- [Dataset content]
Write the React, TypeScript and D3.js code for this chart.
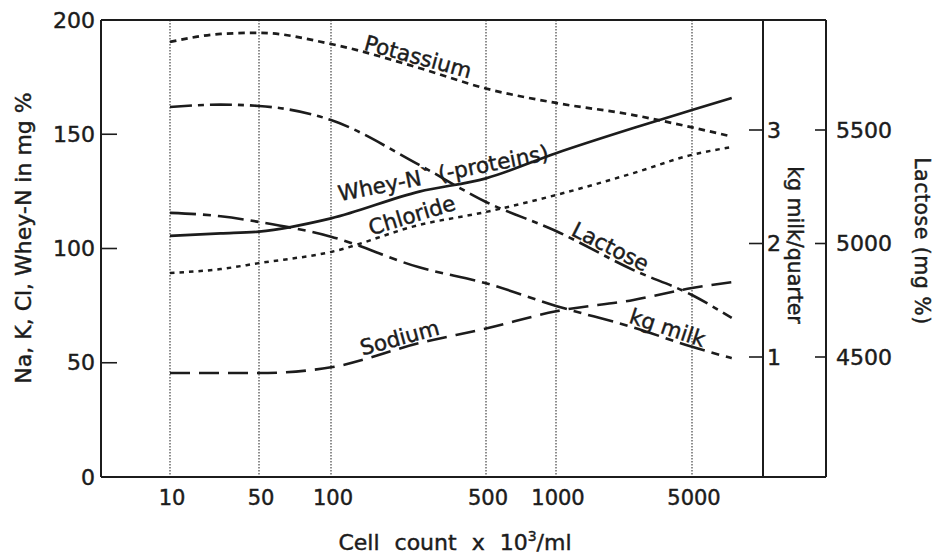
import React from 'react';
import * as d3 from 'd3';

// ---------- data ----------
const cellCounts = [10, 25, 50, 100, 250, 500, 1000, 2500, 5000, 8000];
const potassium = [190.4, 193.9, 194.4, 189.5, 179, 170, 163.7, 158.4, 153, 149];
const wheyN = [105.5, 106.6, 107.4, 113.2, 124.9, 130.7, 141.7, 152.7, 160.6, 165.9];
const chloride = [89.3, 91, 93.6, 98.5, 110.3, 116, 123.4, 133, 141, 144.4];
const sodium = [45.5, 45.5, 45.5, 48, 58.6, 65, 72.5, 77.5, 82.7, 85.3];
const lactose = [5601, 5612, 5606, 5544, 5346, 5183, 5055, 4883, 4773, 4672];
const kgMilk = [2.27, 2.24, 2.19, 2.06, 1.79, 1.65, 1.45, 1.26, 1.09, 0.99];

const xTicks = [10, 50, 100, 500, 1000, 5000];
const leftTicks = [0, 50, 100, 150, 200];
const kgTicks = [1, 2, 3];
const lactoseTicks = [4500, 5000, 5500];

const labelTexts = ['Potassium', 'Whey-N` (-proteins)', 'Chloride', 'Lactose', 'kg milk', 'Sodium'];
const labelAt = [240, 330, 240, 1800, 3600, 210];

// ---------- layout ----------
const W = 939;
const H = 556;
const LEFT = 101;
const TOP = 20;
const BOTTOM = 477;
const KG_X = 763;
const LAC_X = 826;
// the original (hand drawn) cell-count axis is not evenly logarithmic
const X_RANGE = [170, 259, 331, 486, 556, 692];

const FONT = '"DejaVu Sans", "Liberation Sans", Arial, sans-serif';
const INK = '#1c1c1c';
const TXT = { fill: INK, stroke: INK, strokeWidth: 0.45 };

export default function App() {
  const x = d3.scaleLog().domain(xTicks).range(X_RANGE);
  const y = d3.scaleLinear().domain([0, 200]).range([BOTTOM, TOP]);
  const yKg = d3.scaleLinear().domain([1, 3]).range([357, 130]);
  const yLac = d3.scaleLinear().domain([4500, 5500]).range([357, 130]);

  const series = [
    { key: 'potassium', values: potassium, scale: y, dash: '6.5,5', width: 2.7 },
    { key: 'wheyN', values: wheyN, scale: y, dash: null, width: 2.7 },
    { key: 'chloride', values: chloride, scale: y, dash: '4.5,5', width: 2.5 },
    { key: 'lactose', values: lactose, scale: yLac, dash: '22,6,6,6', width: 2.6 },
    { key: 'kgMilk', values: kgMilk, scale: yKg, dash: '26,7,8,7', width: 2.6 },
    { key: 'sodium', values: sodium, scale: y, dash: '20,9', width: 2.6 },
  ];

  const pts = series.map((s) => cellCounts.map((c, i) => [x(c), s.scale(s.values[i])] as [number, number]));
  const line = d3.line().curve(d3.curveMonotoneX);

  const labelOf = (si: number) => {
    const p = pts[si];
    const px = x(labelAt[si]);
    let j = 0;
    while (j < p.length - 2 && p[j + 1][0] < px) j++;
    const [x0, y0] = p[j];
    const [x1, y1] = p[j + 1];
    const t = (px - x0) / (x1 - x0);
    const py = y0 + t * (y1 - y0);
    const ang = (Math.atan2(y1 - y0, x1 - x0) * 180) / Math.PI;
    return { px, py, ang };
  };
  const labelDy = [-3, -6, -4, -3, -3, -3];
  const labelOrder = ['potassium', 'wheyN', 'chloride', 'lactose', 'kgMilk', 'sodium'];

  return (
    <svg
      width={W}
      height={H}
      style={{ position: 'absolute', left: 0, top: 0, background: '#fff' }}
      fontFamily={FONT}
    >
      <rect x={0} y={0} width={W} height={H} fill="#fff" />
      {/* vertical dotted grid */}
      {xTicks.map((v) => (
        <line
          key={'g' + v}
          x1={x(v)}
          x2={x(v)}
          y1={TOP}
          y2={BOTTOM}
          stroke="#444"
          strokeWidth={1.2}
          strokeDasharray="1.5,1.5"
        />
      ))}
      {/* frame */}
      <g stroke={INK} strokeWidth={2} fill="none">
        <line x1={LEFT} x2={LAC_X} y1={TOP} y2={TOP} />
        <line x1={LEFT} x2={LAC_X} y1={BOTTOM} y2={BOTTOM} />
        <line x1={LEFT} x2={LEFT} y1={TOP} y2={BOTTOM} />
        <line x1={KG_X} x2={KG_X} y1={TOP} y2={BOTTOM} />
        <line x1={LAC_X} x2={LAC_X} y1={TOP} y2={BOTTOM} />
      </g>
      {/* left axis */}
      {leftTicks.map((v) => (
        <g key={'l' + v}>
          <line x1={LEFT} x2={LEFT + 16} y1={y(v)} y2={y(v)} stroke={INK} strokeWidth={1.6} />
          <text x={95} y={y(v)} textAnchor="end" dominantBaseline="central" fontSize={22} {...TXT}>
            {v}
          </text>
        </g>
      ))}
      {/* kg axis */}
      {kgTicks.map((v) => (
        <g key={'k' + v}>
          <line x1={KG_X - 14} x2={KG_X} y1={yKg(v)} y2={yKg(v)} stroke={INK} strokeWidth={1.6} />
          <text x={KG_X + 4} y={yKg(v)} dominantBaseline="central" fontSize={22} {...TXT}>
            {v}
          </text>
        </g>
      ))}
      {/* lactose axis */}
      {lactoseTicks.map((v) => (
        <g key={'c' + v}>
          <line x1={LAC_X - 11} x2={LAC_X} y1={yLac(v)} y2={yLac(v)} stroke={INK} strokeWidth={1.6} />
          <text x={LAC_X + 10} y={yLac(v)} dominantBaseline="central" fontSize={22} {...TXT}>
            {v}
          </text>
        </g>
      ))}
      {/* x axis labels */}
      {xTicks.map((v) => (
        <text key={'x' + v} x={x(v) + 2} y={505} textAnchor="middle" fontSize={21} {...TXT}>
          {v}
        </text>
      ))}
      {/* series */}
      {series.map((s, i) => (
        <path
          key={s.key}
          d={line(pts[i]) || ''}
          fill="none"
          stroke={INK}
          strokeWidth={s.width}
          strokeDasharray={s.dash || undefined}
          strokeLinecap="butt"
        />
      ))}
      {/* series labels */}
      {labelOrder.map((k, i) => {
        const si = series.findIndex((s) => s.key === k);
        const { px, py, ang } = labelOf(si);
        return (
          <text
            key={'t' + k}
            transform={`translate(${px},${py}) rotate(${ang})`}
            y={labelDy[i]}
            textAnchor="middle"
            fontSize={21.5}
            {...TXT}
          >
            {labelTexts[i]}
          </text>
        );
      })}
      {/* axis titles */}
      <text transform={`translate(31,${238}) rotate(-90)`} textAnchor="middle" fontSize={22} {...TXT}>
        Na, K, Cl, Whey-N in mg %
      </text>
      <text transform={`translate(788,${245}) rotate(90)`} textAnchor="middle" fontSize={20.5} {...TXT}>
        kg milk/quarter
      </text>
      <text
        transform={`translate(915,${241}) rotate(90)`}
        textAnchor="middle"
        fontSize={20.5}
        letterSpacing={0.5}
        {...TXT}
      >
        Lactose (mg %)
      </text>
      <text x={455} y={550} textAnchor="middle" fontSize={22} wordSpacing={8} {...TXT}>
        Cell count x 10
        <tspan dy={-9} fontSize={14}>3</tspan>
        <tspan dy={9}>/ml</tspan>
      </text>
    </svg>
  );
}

- [Task brief]
Please write out all the data again word for word, but not the pictures.

- [Response to the task]
Write the React, TypeScript and D3.js code for this chart.
import React from 'react';
import * as d3 from 'd3';

// ---------- data ----------
const cellCounts = [10, 25, 50, 100, 250, 500, 1000, 2500, 5000, 8000];
const potassium = [190.4, 193.9, 194.4, 189.5, 179, 170, 163.7, 158.4, 153, 149];
const wheyN = [105.5, 106.6, 107.4, 113.2, 124.9, 130.7, 141.7, 152.7, 160.6, 165.9];
const chloride = [89.3, 91, 93.6, 98.5, 110.3, 116, 123.4, 133, 141, 144.4];
const sodium = [45.5, 45.5, 45.5, 48, 58.6, 65, 72.5, 77.5, 82.7, 85.3];
const lactose = [5601, 5612, 5606, 5544, 5346, 5183, 5055, 4883, 4773, 4672];
const kgMilk = [2.27, 2.24, 2.19, 2.06, 1.79, 1.65, 1.45, 1.26, 1.09, 0.99];

const xTicks = [10, 50, 100, 500, 1000, 5000];
const leftTicks = [0, 50, 100, 150, 200];
const kgTicks = [1, 2, 3];
const lactoseTicks = [4500, 5000, 5500];

const labelTexts = ['Potassium', 'Whey-N` (-proteins)', 'Chloride', 'Lactose', 'kg milk', 'Sodium'];
const labelAt = [240, 330, 240, 1800, 3600, 210];

// ---------- layout ----------
const W = 939;
const H = 556;
const LEFT = 101;
const TOP = 20;
const BOTTOM = 477;
const KG_X = 763;
const LAC_X = 826;
// the original (hand drawn) cell-count axis is not evenly logarithmic
const X_RANGE = [170, 259, 331, 486, 556, 692];

const FONT = '"DejaVu Sans", "Liberation Sans", Arial, sans-serif';
const INK = '#1c1c1c';
const TXT = { fill: INK, stroke: INK, strokeWidth: 0.45 };

export default function App() {
  const x = d3.scaleLog().domain(xTicks).range(X_RANGE);
  const y = d3.scaleLinear().domain([0, 200]).range([BOTTOM, TOP]);
  const yKg = d3.scaleLinear().domain([1, 3]).range([357, 130]);
  const yLac = d3.scaleLinear().domain([4500, 5500]).range([357, 130]);

  const series = [
    { key: 'potassium', values: potassium, scale: y, dash: '6.5,5', width: 2.7 },
    { key: 'wheyN', values: wheyN, scale: y, dash: null, width: 2.7 },
    { key: 'chloride', values: chloride, scale: y, dash: '4.5,5', width: 2.5 },
    { key: 'lactose', values: lactose, scale: yLac, dash: '22,6,6,6', width: 2.6 },
    { key: 'kgMilk', values: kgMilk, scale: yKg, dash: '26,7,8,7', width: 2.6 },
    { key: 'sodium', values: sodium, scale: y, dash: '20,9', width: 2.6 },
  ];

  const pts = series.map((s) => cellCounts.map((c, i) => [x(c), s.scale(s.values[i])] as [number, number]));
  const line = d3.line().curve(d3.curveMonotoneX);

  const labelOf = (si: number) => {
    const p = pts[si];
    const px = x(labelAt[si]);
    let j = 0;
    while (j < p.length - 2 && p[j + 1][0] < px) j++;
    const [x0, y0] = p[j];
    const [x1, y1] = p[j + 1];
    const t = (px - x0) / (x1 - x0);
    const py = y0 + t * (y1 - y0);
    const ang = (Math.atan2(y1 - y0, x1 - x0) * 180) / Math.PI;
    return { px, py, ang };
  };
  const labelDy = [-3, -6, -4, -3, -3, -3];
  const labelOrder = ['potassium', 'wheyN', 'chloride', 'lactose', 'kgMilk', 'sodium'];

  return (
    <svg
      width={W}
      height={H}
      style={{ position: 'absolute', left: 0, top: 0, background: '#fff' }}
      fontFamily={FONT}
    >
      <rect x={0} y={0} width={W} height={H} fill="#fff" />
      {/* vertical dotted grid */}
      {xTicks.map((v) => (
        <line
          key={'g' + v}
          x1={x(v)}
          x2={x(v)}
          y1={TOP}
          y2={BOTTOM}
          stroke="#444"
          strokeWidth={1.2}
          strokeDasharray="1.5,1.5"
        />
      ))}
      {/* frame */}
      <g stroke={INK} strokeWidth={2} fill="none">
        <line x1={LEFT} x2={LAC_X} y1={TOP} y2={TOP} />
        <line x1={LEFT} x2={LAC_X} y1={BOTTOM} y2={BOTTOM} />
        <line x1={LEFT} x2={LEFT} y1={TOP} y2={BOTTOM} />
        <line x1={KG_X} x2={KG_X} y1={TOP} y2={BOTTOM} />
        <line x1={LAC_X} x2={LAC_X} y1={TOP} y2={BOTTOM} />
      </g>
      {/* left axis */}
      {leftTicks.map((v) => (
        <g key={'l' + v}>
          <line x1={LEFT} x2={LEFT + 16} y1={y(v)} y2={y(v)} stroke={INK} strokeWidth={1.6} />
          <text x={95} y={y(v)} textAnchor="end" dominantBaseline="central" fontSize={22} {...TXT}>
            {v}
          </text>
        </g>
      ))}
      {/* kg axis */}
      {kgTicks.map((v) => (
        <g key={'k' + v}>
          <line x1={KG_X - 14} x2={KG_X} y1={yKg(v)} y2={yKg(v)} stroke={INK} strokeWidth={1.6} />
          <text x={KG_X + 4} y={yKg(v)} dominantBaseline="central" fontSize={22} {...TXT}>
            {v}
          </text>
        </g>
      ))}
      {/* lactose axis */}
      {lactoseTicks.map((v) => (
        <g key={'c' + v}>
          <line x1={LAC_X - 11} x2={LAC_X} y1={yLac(v)} y2={yLac(v)} stroke={INK} strokeWidth={1.6} />
          <text x={LAC_X + 10} y={yLac(v)} dominantBaseline="central" fontSize={22} {...TXT}>
            {v}
          </text>
        </g>
      ))}
      {/* x axis labels */}
      {xTicks.map((v) => (
        <text key={'x' + v} x={x(v) + 2} y={505} textAnchor="middle" fontSize={21} {...TXT}>
          {v}
        </text>
      ))}
      {/* series */}
      {series.map((s, i) => (
        <path
          key={s.key}
          d={line(pts[i]) || ''}
          fill="none"
          stroke={INK}
          strokeWidth={s.width}
          strokeDasharray={s.dash || undefined}
          strokeLinecap="butt"
        />
      ))}
      {/* series labels */}
      {labelOrder.map((k, i) => {
        const si = series.findIndex((s) => s.key === k);
        const { px, py, ang } = labelOf(si);
        return (
          <text
            key={'t' + k}
            transform={`translate(${px},${py}) rotate(${ang})`}
            y={labelDy[i]}
            textAnchor="middle"
            fontSize={21.5}
            {...TXT}
          >
            {labelTexts[i]}
          </text>
        );
      })}
      {/* axis titles */}
      <text transform={`translate(31,${238}) rotate(-90)`} textAnchor="middle" fontSize={22} {...TXT}>
        Na, K, Cl, Whey-N in mg %
      </text>
      <text transform={`translate(788,${245}) rotate(90)`} textAnchor="middle" fontSize={20.5} {...TXT}>
        kg milk/quarter
      </text>
      <text
        transform={`translate(915,${241}) rotate(90)`}
        textAnchor="middle"
        fontSize={20.5}
        letterSpacing={0.5}
        {...TXT}
      >
        Lactose (mg %)
      </text>
      <text x={455} y={550} textAnchor="middle" fontSize={22} wordSpacing={8} {...TXT}>
        Cell count x 10
        <tspan dy={-9} fontSize={14}>3</tspan>
        <tspan dy={9}>/ml</tspan>
      </text>
    </svg>
  );
}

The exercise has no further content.